Who couldn't use a windfall these days when money is tight? But that could make us more susceptible to falling for one of the widespread fake-check schemes.
These are schemes where, out of the blue, someone claiming to be a business, lottery or grant-maker sends you an authentic-looking check or money order. You are supposed to deposit it in the bank, but send back a portion of the money for shipping, taxes or another drummed-up reason. By the time you discover the check or money order is bogus, the con artist has your cash. And you could be in hot water for depositing a counterfeit check with your bank.
"It's just a massive problem," says Steven Baker, director of the Federal Trade Commission's Midwest region.
According to a recent survey of 2,000 adults by the Consumer Federation of America, nearly one-third had received a fake-check pitch. Of those, 2 percent took the bait.
"Which is about the same response rate a legitimate direct marketer would get," says Susan Grant, CFA's director of consumer protection. Victims on average lose $3,000 to $4,000.
One reason people fall for fake check schemes is confusion over bank regulations, consumer advocates say.
When you deposit a check, the bank must allow you to withdraw money against it within a few days, says Susan Greenberg, executive director of the National Consumer League. This requirement is designed to give faster access to your money.
But consumers often assume if they can withdraw money from the bank based on the deposited check, then the check must have cleared.
Instead, a bank might not discover that the check is phony for days or even weeks. And any money you withdrew assuming the check was good must be repaid. "Banks have prosecuted consumers for passing off a fake check," Greenberg says.
Some of the more common fake-check schemes involve lotteries, sweepstakes, grants and offers to work at home or as a mystery shopper.
In some cases, con artists pretend they want to hire a law firm or rent a summer home, Baker says. They send a bogus check for the retainer or a deposit, and then say they have changed their minds and ask for their money back. The law firm or homeowner can lose thousands of dollars when they send back a legitimate check.
Harry Smith of New Jersey became a victim of a fake-check scheme a few months ago. The 25-year-old responded to a job posting on Craigslist from a company in the United Kingdom that claimed it needed help processing orders in the United States. The company had a Web site and corresponded with Smith via e-mail. Smith's job was to deposit checks from customers in his account, keep 10 percent for himself and wire the rest to the company.
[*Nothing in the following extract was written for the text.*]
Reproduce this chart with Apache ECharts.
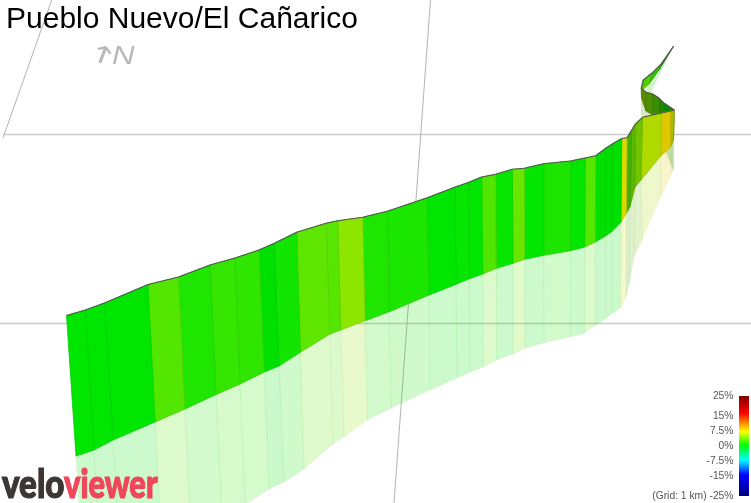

Smith says he deposited three checks totaling $6,000. "They looked real," he says, and he figured everything was fine when the bank accepted the deposits. Still, he was a bit suspicious and did some research online. That's when he learned about fake-check schemes. And when his bank discovered the checks were counterfeit, it closed his account and kept the little he had left in it, he says.
He filed a police report against the British company, but the police told him his money was probably lost. Many of the perpetrators of these schemes are outside the country, making it hard to trace them, experts say.
The best protection, of course, is to avoid the schemes in the first place. So if someone you never met sends you a check, money order or prize and then asks you to send money in return, look out. "You're involved in a fraud," says the FTC's Baker.